U.S. president Trump, a frequent Amazon critic, has often used Twitter tweets in the past year to blast what he deemed unfair practices at the e-commerce giant and its use of the Postal Service,
which he claimed was costing taxpayers "many billions of dollars" through subsidised USPS rates.
In a note, Credit Suisse analyst Stephen Ju wrote: "As we roll forward the sensitivity analysis to 2019, we arrive at a potential incremental shipping expense range of US$400 million to US$1.1 billion range with the assumption that 40% to 50% of U.S. packages are shipped via the Postal Service."
Package delivery firms might benefit should the U.S. exit the UPU
Based on the higher fees as well as rising labor expenses as a result of Amazon's minimum wage increase and moderating shipping volume, Ju cut his 2019 pro forma earnings per share estimate by nearly 19% to $34.99.
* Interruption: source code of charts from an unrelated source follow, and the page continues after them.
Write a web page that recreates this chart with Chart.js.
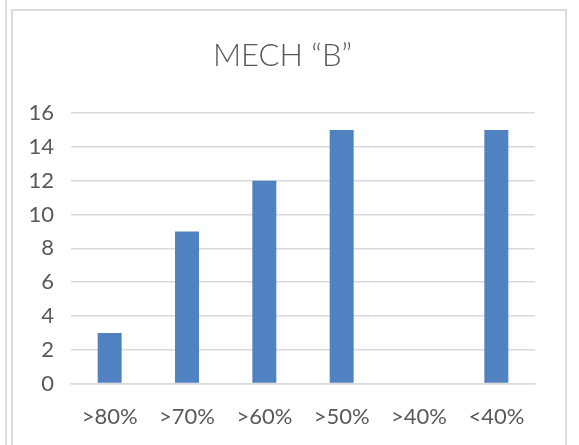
<!DOCTYPE html>
<html>
<head>
<meta charset="utf-8">
<script src="https://cdn.jsdelivr.net/npm/chart.js@4"></script>
<style>
    body { margin: 0; background: #fff; }
    #wrap { position: relative; width: 579px; height: 445px; overflow: hidden; }
    #sideLine { position: absolute; left: 5px; top: 0; width: 2px; height: 445px; background: #dcdcdc; }
    #frame { position: absolute; left: 11px; top: 9px; width: 552px; height: 450px; border: 2px solid #dcdcdc; border-bottom: none; }
    canvas { position: absolute; left: 0; top: 0; }
</style>
</head>
<body>
<div id="wrap">
    <div id="sideLine"></div>
    <div id="frame"></div>
    <canvas id="myChart" width="579" height="445"></canvas>
</div>
<script>
    // categories and values
    var categories = ['>80%', '>70%', '>60%', '>50%', '>40%', '<40%'];
    var counts = [3, 9, 12, 15, 0, 15];
    var titleText = 'MECH \u201CB\u201D';

    var ctx = document.getElementById('myChart').getContext('2d');
    new Chart(ctx, {
        type: 'bar',
        data: {
            labels: categories,
            datasets: [{
                label: 'MECH B',
                data: counts,
                backgroundColor: '#5081c0',
                barPercentage: 0.62,
                categoryPercentage: 0.5
            }]
        },
        options: {
            responsive: false,
            animation: false,
            layout: {
                padding: { left: 30, right: 44, top: 37, bottom: -5 }
            },
            plugins: {
                legend: { display: false },
                tooltip: { enabled: false },
                title: {
                    display: true,
                    text: titleText,
                    color: '#595959',
                    font: { family: 'Lato', size: 31, weight: '300' },
                    padding: { top: 0, bottom: 39 }
                }
            },
            scales: {
                y: {
                    min: 0,
                    max: 16,
                    afterFit: function (scale) { scale.width = 41; },
                    ticks: {
                        stepSize: 2,
                        color: '#595959',
                        font: { family: 'Lato', size: 22 },
                        padding: 17
                    },
                    grid: { color: '#d9d9d9', lineWidth: 1.5, drawTicks: false },
                    border: { display: false }
                },
                x: {
                    ticks: {
                        color: '#595959',
                        font: { family: 'Lato', size: 22 },
                        padding: 20
                    },
                    grid: { display: false, drawTicks: false },
                    border: { color: '#d9d9d9', width: 1.5 }
                }
            }
        }
    });
</script>
</body>
</html>
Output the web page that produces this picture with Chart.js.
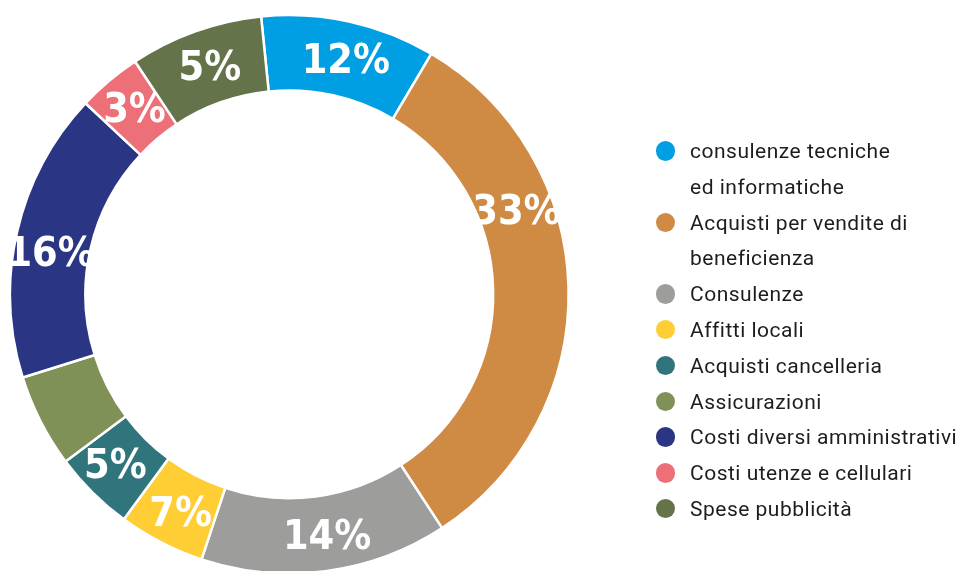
<!DOCTYPE html>
<html>
<head>
<meta charset="utf-8">
<script src="https://cdn.jsdelivr.net/npm/chart.js@4.4.1/dist/chart.umd.min.js"></script>
<style>
  body { margin: 0; background: #fff; overflow: hidden; }
  #wrap { position: absolute; left: 0; top: 0; width: 963px; height: 600px; }
  #legend { position: absolute; left: 655.5px; top: 134px; font-family: Roboto, sans-serif; font-size: 21px; letter-spacing: 0.5px; color: #1d1d1b; }
  .item { position: relative; padding-left: 34.5px; line-height: 35.8px; white-space: pre-line; }
  .dot { position: absolute; left: 0; top: 7px; width: 19.5px; height: 19.5px; border-radius: 50%; }
</style>
</head>
<body>
<div id="wrap"><canvas id="torta"></canvas></div>
<div id="legend"></div>
<script>
const categories = [
    "consulenze tecniche\ned informatiche",
    "Acquisti per vendite di\nbeneficienza",
    "Consulenze",
    "Affitti locali",
    "Acquisti cancelleria",
    "Assicurazioni",
    "Costi diversi amministrativi",
    "Costi utenze e cellulari",
    "Spese pubblicità"
];
// share of each slice
const values = [10.1, 32.3, 14.3, 5.0, 4.7, 5.4, 16.8, 3.7, 7.7];
// the percentages printed on the slices
const percentLabels = ["12%", "33%", "14%", "7%", "5%", "", "16%", "3%", "5%"];
const colors = ["#009fe3", "#cf8a43", "#9d9d9c", "#ffcd34", "#31757c", "#7f9157", "#2a3584", "#ed6f78", "#647349"];

// where along each slice the label sits (0 = start, 1 = end)
const labelAt = [0.53, 0.334, 0.47, 0.46, 0.56, 0.5, 0.455, 0.54, 0.52];

const sliceLabels = {
    id: "sliceLabels",
    afterDatasetsDraw(chart) {
        const ctx = chart.ctx;
        const size = 41;
        chart.getDatasetMeta(0).data.forEach((arc, i) => {
            if (!percentLabels[i]) return;
            const { x, y, startAngle, endAngle, innerRadius, outerRadius } =
                arc.getProps(["x", "y", "startAngle", "endAngle", "innerRadius", "outerRadius"], true);
            const a = startAngle + (endAngle - startAngle) * labelAt[i];
            const r = (innerRadius + outerRadius) / 2 + 1;
            ctx.save();
            ctx.beginPath();
            ctx.arc(x, y, outerRadius, startAngle, endAngle);
            ctx.arc(x, y, innerRadius, endAngle, startAngle, true);
            ctx.closePath();
            ctx.clip();
            ctx.fillStyle = "#fff";
            ctx.font = `bold ${size}px "DejaVu Sans Condensed", "DejaVu Sans"`;
            ctx.textAlign = "center";
            ctx.textBaseline = "alphabetic";
            // centre the digits (cap height) on the point
            ctx.fillText(percentLabels[i], x + Math.cos(a) * r, y + Math.sin(a) * r + size * 0.365);
            ctx.restore();
        });
    }
};

const torta = new Chart(document.getElementById("torta"), {
    type: "doughnut",
    data: {
        labels: categories,
        datasets: [{
            data: values,
            backgroundColor: colors,
            borderColor: "#fff",
            borderWidth: 2.5,
            hoverBorderWidth: 2.5,
            hoverOffset: 0,
            radius: 279.3
        }]
    },
    options: {
        responsive: true,
        maintainAspectRatio: false,
        animation: false,
        events: [],
        rotation: -5.8,
        cutout: "73%",
        layout: {
            padding: { left: 10, top: 15, right: 394.4, bottom: 26.4 }
        },
        plugins: {
            legend: { display: false },
            tooltip: { enabled: false }
        }
    },
    plugins: [sliceLabels]
});

const legend = document.getElementById("legend");
categories.forEach((name, i) => {
    const item = document.createElement("div");
    item.className = "item";
    const dot = document.createElement("span");
    dot.className = "dot";
    dot.style.background = colors[i];
    item.appendChild(dot);
    item.appendChild(document.createTextNode(name));
    legend.appendChild(item);
});
</script>
</body>
</html>
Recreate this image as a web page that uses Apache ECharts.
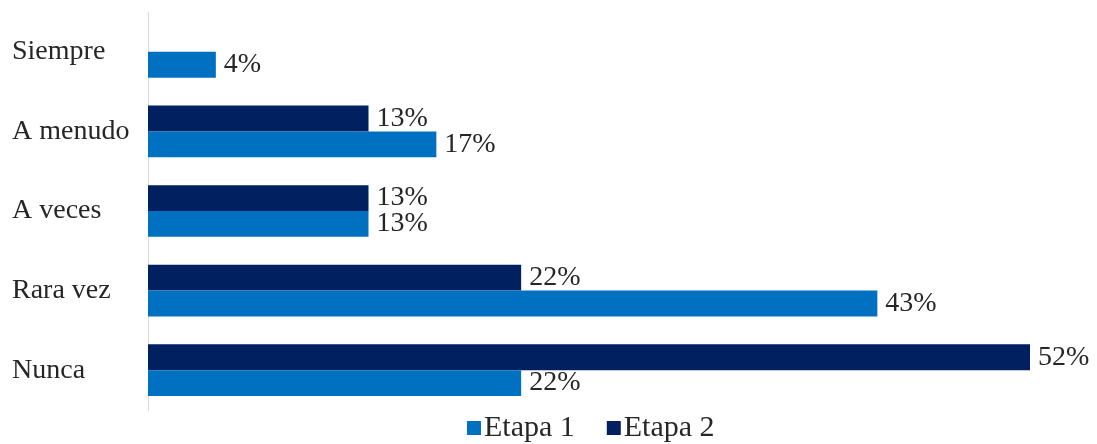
<!DOCTYPE html>
<html>
<head>
<meta charset="utf-8">
<script src="https://cdn.jsdelivr.net/npm/echarts@6/dist/echarts.min.js"></script>
<style>
  html, body { margin: 0; padding: 0; background: #fff; }
  #chart { width: 1097px; height: 444px; }
</style>
</head>
<body>
<div id="chart"></div>
<script>
// Frequency categories, bottom to top on the vertical axis
const categories = ['Nunca', 'Rara vez', 'A veces', 'A menudo', 'Siempre'];
// Percentages per stage (null = no response in that category)
const etapa1 = [22, 43, 13, 17, 4];
const etapa2 = [52, 22, 13, 13, null];
const seriesNames = ['Etapa 1', 'Etapa 2'];

const serif = '"Liberation Serif", "DejaVu Serif", serif';
const textColor = '#262626';
const fontSize = 28;

const labelStyle = {
  show: true,
  position: 'right',
  distance: 8,
  formatter: p => p.value == null ? '' : p.value + '%',
  fontFamily: serif,
  fontSize: fontSize,
  color: textColor
};

const chart = echarts.init(document.getElementById('chart'));
chart.setOption({
  animation: false,
  grid: { left: 148, right: 67, top: 12, bottom: 34 },
  xAxis: {
    type: 'value',
    min: 0,
    max: 52,
    show: false
  },
  yAxis: {
    type: 'category',
    data: categories,
    axisLine: { show: true, lineStyle: { color: '#D9D9D9', width: 1 } },
    axisTick: { show: false },
    axisLabel: {
      align: 'left',
      margin: 136,
      fontFamily: serif,
      fontSize: fontSize,
      color: textColor
    }
  },
  legend: {
    left: 467,
    bottom: 1,
    padding: 0,
    itemWidth: 14,
    itemHeight: 14,
    itemGap: 32,
    icon: 'rect',
    textStyle: { fontFamily: serif, fontSize: 30, color: textColor, padding: [0, 0, 0, -2] },
    data: seriesNames
  },
  // Etapa 2 is listed first so its bar sits above Etapa 1 within each category
  series: [
    {
      name: seriesNames[1],
      type: 'bar',
      data: etapa2,
      barGap: '0%',
      barCategoryGap: '35%',
      itemStyle: { color: '#002060' },
      label: labelStyle
    },
    {
      name: seriesNames[0],
      type: 'bar',
      data: etapa1,
      barGap: '0%',
      barCategoryGap: '35%',
      itemStyle: { color: '#0070C0' },
      label: labelStyle
    }
  ]
});
</script>
</body>
</html>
In a related development, however, Amazon and shippers such as FedEx and UPS could gain from the Trump administration’s announcement in mid-October that the U.S. will withdraw from the Bern, Switzerland headquartered Universal Postal Union (UPU).
The White House said it planned to leave the 144-year old international postal alliance, because of its “flawed system” which allowed developing countries like China to ship goods around the world more cheaply and put American firms at a disadvantage. It added that the pull-out could be retracted if the governing body would end the highly subsidised rates.
Advocating for a negotiated UPU solution
The move to withdraw from the UPU will not affect broader industrial supply chains because the postal pact covers packages of only 4.4 pounds or smaller.
While American manufacturers selling goods domestically through e-commerce would benefit if subsidies were lifted, some U.S. exporters have argued against withdrawing from the UPU, fearing that rates charged by foreign postal services could rise in retaliation and make their products less competitive abroad. Members of the International Mailers Advisory Group, including DHL e-commerce, have advocated for a negotiated solution within the UPU.
Solving the matter amicably
Meanwhile, UPU's Director General Bishar Hussein said the organisation was doing everything possible to solve the matter of the remuneration rates known as terminal dues. He noted that members had agreed on a proposal to adjust the timelines on the discussion on the remuneration related subject in order to present "a proposal to the Council of Administration by the April 2019 session.”
Mr Hussein reiterated his plans to meet with U.S. government representatives to further discuss the matter and said he hoped to resolve the matter amicably. “I would urge the U.S., and all members, to exercise flexibility while discussing this matter,” he added.
China not irritated by Trump’s plan to exit the UPU
The U.S. notification to leave the UPU takes one year to go into effect and in the meantime, according to officials, the U.S. will be negotiating with countries around the world to get to a point where it can self-declare its postal rates.
China, meanwhile downplayed the U.S. decision to quit the UPU. A Foreign Ministry spokesman was quoted as saying by the South China Morning Post that it regretted the decision, but China would continue working with all sides "to make our contribution to the development of the global postal service.”
According to Zhang Baohui, a professor of political science at Lingnan University in Hong Kong, America’s departure from the UPU was part of U.S. President Donald Trump’s strategy for the “all-out containment” of China but its significance, in comparison to the damage caused by U.S. tariffs on Chinese imports, would be limited.